Stroke program has rural Albertans covered

May 30, 2019

‘It’s nice to know there are protocols in place for us that live so far from major centres.’ Diane Therriault, wife of stroke patient André Therriault.

Alberta Stroke Program ‘Unmatched’ Podcast

Farming family grateful for integrated approach to care

Story by Kit Poole

As André Therriault lay in hospital two years ago after having a stroke, he thought, “Will I be in a bed for the rest of my life?”

But after just five days, he was on his way home to his 6,800-acre grain farm in Donnelly, south of Peace River, and credits the streamlined care Alberta Health Services (AHS) has in place for rural stroke patients.

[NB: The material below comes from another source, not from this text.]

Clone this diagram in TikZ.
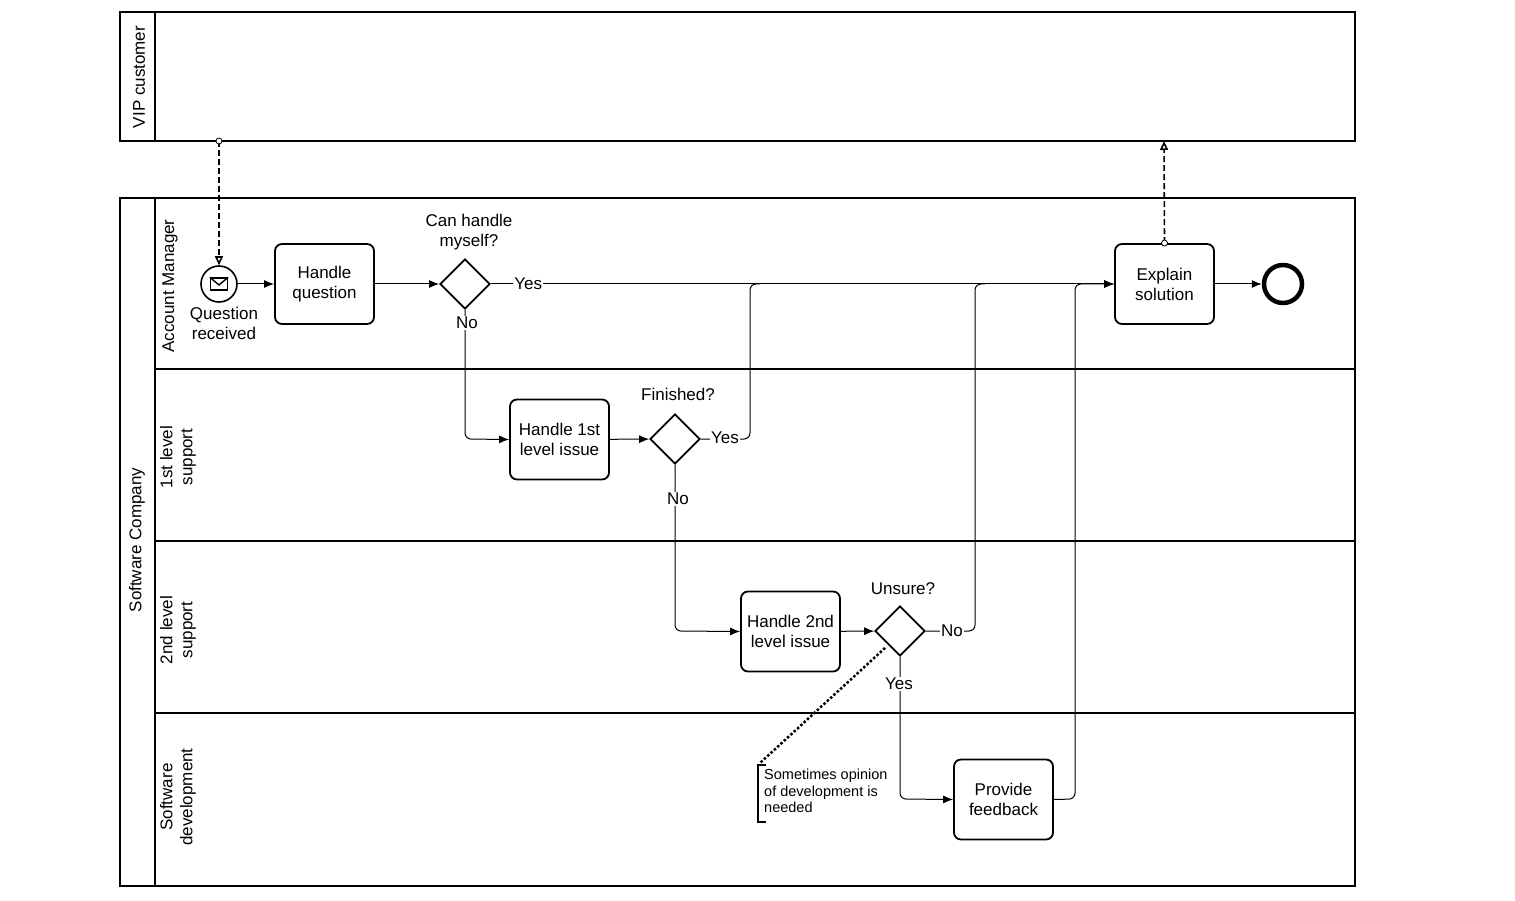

“It was phenomenal the care that I got,” says the 59-year-old father of four. “I don’t quite have the energy and have a bit of memory loss. But 95 per cent of it is back to normal.”

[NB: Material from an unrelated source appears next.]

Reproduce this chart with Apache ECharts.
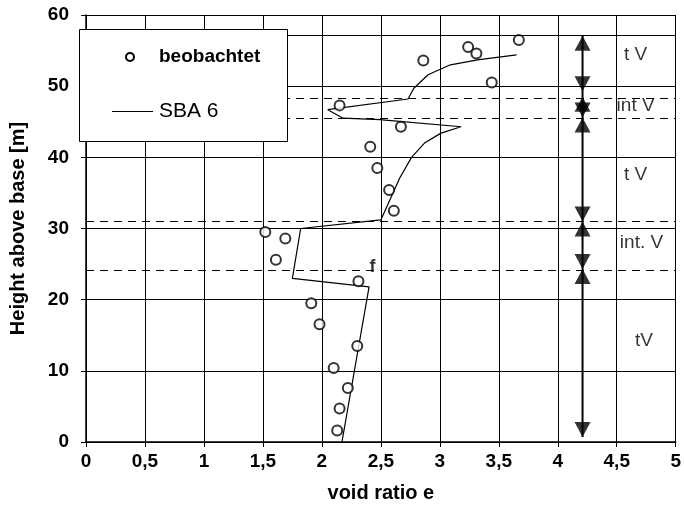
<!DOCTYPE html>
<html><head><meta charset="utf-8">
<script src="https://cdn.jsdelivr.net/npm/echarts@6/dist/echarts.min.js"></script>
<style>html,body{margin:0;padding:0;background:#fff}#c{width:684px;height:515px}</style>
</head><body><div id="c"></div>
<script>
// observed void ratio (x) vs height (y)
const observed = [
  [3.67,56.5],[3.24,55.5],[3.31,54.6],[2.86,53.6],[3.44,50.5],[2.15,47.3],[2.67,44.3],
  [2.41,41.5],[2.47,38.5],[2.57,35.4],[2.61,32.5],[1.52,29.5],[1.69,28.6],[1.61,25.6],
  [2.31,22.6],[1.91,19.5],[1.98,16.55],[2.30,13.5],[2.10,10.4],[2.22,7.6],[2.15,4.7],[2.13,1.6]
];
// SBA 6 model curve
const sba6 = [
  [2.17,0],[2.40,21.8],[1.75,23.0],[1.82,30.0],[2.50,31.2],[2.66,37.1],[2.76,40.0],
  [2.87,42.0],[3.01,43.4],[3.18,44.3],[2.49,45.3],[2.18,45.5],[2.05,46.7],[2.73,48.2],
  [2.78,49.7],[2.90,51.6],[3.09,53.0],[3.32,53.7],[3.65,54.4]
];
const solidBoundaries = [57.1];
const dashedBoundaries = [48.3, 45.5, 31.0, 24.1];
const arrowX = 4.21;
const arrowSpan = [0.7, 57.1];
const upTips = [57.1, 48.5, 45.6, 31.0, 24.3];
const downTips = [49.3, 45.6, 31.0, 24.3, 0.7];
const zoneLabels = [
  {name:'t V', value:[4.66,54.4]},
  {name:'int V', value:[4.66,47.2]},
  {name:'t V', value:[4.66,37.6]},
  {name:'int. V', value:[4.71,28.0]},
  {name:'tV', value:[4.73,14.2]}
];
const fLabel = [{name:'f', value:[2.43,24.6]}];
const xTicks = {min:0, max:5, interval:0.5};
const yTicks = {min:0, max:60, interval:10};

const F = 'Liberation Sans, Arial, sans-serif';
const chart = echarts.init(document.getElementById('c'));
chart.setOption({
  animation:false,
  backgroundColor:'#fff',
  grid:{left:86, right:4, top:15, bottom:73, containLabel:false},
  xAxis:{type:'value', min:xTicks.min, max:xTicks.max, interval:xTicks.interval,
    name:'void ratio e', nameLocation:'middle', nameGap:41,
    nameTextStyle:{fontFamily:F, fontWeight:'bold', fontSize:20, color:'#000'},
    axisLine:{show:true, onZero:false, lineStyle:{color:'#000', width:1.5}},
    axisTick:{show:true, length:5, lineStyle:{color:'#000'}},
    axisLabel:{fontFamily:F, fontWeight:'bold', fontSize:19, color:'#000', margin:10,
      formatter:v=>String(v).replace('.',',')},
    splitLine:{show:true, lineStyle:{color:'#000', width:1}}},
  yAxis:{type:'value', min:yTicks.min, max:yTicks.max, interval:yTicks.interval,
    name:'Height above base [m]', nameLocation:'middle', nameGap:58, nameRotate:90,
    nameTextStyle:{fontFamily:F, fontWeight:'bold', fontSize:20, color:'#000'},
    axisLine:{show:true, onZero:false, lineStyle:{color:'#000', width:1.5}},
    axisTick:{show:true, length:5, lineStyle:{color:'#000'}},
    axisLabel:{fontFamily:F, fontWeight:'bold', fontSize:19, color:'#000', margin:17},
    splitLine:{show:true, lineStyle:{color:'#000', width:1}}},
  series:[
    {type:'line', data:[], silent:true,
     markLine:{symbol:'none', silent:true, label:{show:false},
       data:[
         ...solidBoundaries.map(v=>({yAxis:v, lineStyle:{color:'#000', width:1, type:'solid'}})),
         ...dashedBoundaries.map(v=>({yAxis:v, lineStyle:{color:'#000', width:1, type:[8,6]}}))
       ]}},
    {type:'line', name:'SBA 6', data:sba6, showSymbol:false, symbol:'none',
     lineStyle:{color:'#000', width:1.2}, z:3},
    {type:'scatter', name:'beobachtet', data:observed, symbol:'circle', symbolSize:10,
     itemStyle:{color:'#fff', borderColor:'#000', borderWidth:2}, z:4},
    {type:'line', data:arrowSpan.map(v=>[arrowX,v]), symbol:'none',
     lineStyle:{color:'#000', width:2}, z:3},
    {type:'scatter', data:upTips.map(v=>[arrowX,v]), symbol:'triangle', symbolSize:[16,15],
     symbolOffset:[0,'50%'], itemStyle:{color:'#000'}, z:5},
    {type:'scatter', data:downTips.map(v=>[arrowX,v]), symbol:'triangle', symbolSize:[16,15],
     symbolRotate:180, symbolOffset:[0,'-50%'], itemStyle:{color:'#000'}, z:5},
    {type:'scatter', data:zoneLabels, symbolSize:0, z:6,
     label:{show:true, position:'inside', formatter:p=>p.name, fontFamily:F, fontSize:19, color:'#000'}},
    {type:'scatter', data:fLabel, symbolSize:0, z:6,
     label:{show:true, position:'inside', formatter:p=>p.name, fontFamily:F, fontWeight:'bold', fontSize:18, color:'#000'}}
  ],
  graphic:[
    {type:'rect', left:79, top:29, z:100, shape:{width:208, height:112}, style:{fill:'#fff', stroke:'#000', lineWidth:1}},
    {type:'circle', x:130, y:57, z:101, shape:{cx:0, cy:0, r:4}, style:{fill:'#fff', stroke:'#000', lineWidth:2}},
    {type:'text', x:159, y:57, z:101, style:{text:'beobachtet', font:'bold 19px '+F, fill:'#000', verticalAlign:'middle'}},
    {type:'line', z:101, shape:{x1:112, y1:111.5, x2:153, y2:111.5}, style:{stroke:'#000', lineWidth:1}},
    {type:'text', x:159, y:111, z:101, style:{text:'SBA 6', font:'21px '+F, fill:'#000', verticalAlign:'middle'}}
  ]
});
</script></body></html>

Therriault’s story began in 2017 at the beginning of harvest season, when he became dizzy while working in his garage. His son could see his father’s face had begun to droop, suspected he was having a stroke and called for an ambulance to transport him to the Peace River Health Centre, 65 km away.

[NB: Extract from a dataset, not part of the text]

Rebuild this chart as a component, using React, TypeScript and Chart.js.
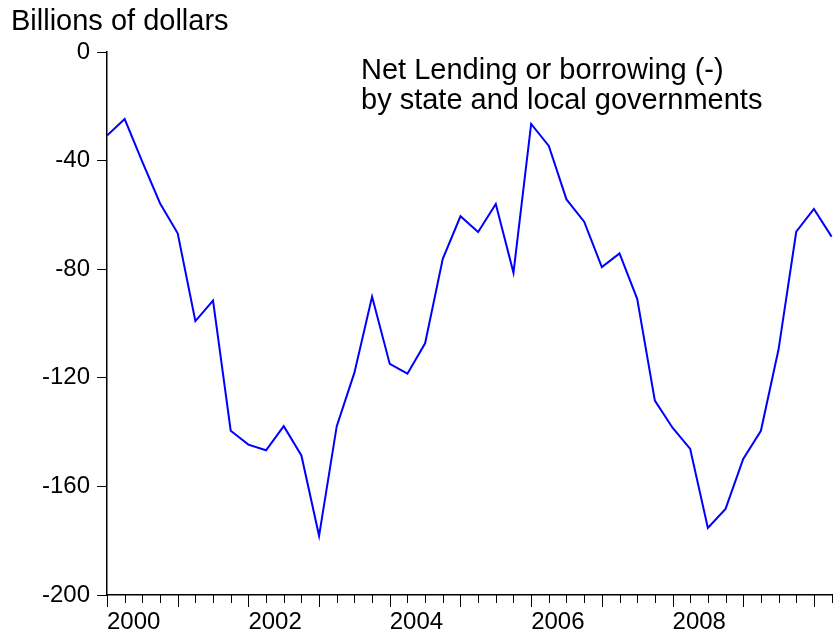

That set in motion AHS’ stroke program, whereby emergency department doctors are linked via teleconferencing for immediate consultation with a stroke neurologist. The neurologist — in this case, Dr. Brian Buck — was able to see the computed tomography (CT) scan remotely from Edmonton’s University of Alberta Hospital (UAH).

“I was able to identify that, from the description I got from the ER physician, he was suffering from a stroke,” Dr. Buck says. “And from the CT and CT angiogram, I was able to see that one of the main arteries from the back part of his brain was almost entirely blocked off.”

Therriault had an ischemic stroke, which is caused by a sudden blockage of an artery to the brain, depriving it of critical nutrients, such as glucose and oxygen. This can cause brain cells to die, affecting parts of the body controlled by that area of the brain. If the damage is severe, it can cause death.

Dr. Buck ordered that Therriault be given the clot-busting drug tPA (tissue Plasminogen Activator).

Soon after, Therriault’s wife Diane says his symptoms began to abate, and he was medevaced from Peace River to the UAH for further observation.

“The nurse before we left, she could see that André was very upset and scared, so she took him and said, ‘Don’t worry. You are not going to die today,’ ” Diane says.

The nurse was right.

“His brain rewired somehow and his farming business is still top-notch,” Diane says of her husband. “He’s able to do all his business deals and he does his own bookwork.”

Dr. Buck says the speed of treatment was key to Therriault’s recovery and credits the initiatives created through AHS’ Cardiovascular Health and Stroke Strategic Clinical Network.

“We’ve worked over the past several years on creating an integrated network right from the pre-hospital stage to the emergency room and beyond to ensure that rural stroke patients have as close as possible access to the same care as someone who is having their stroke across the road across the road from a hospital,” he says.

It has also meant the average time between stroke diagnosis treatment with the clot-busting drug has been reduced by half from 70 minutes to 40 minutes.

For Therriault, the result is his health has recovered and life with his family has changed — for the better.

“I’ve slowed down quite a bit on the working side of it. I take care of my health,” he says. “I take more weekends and we spend more time together.”

Adds Diane: “It’s nice to know there are protocols in place for us that live so far from major centres.”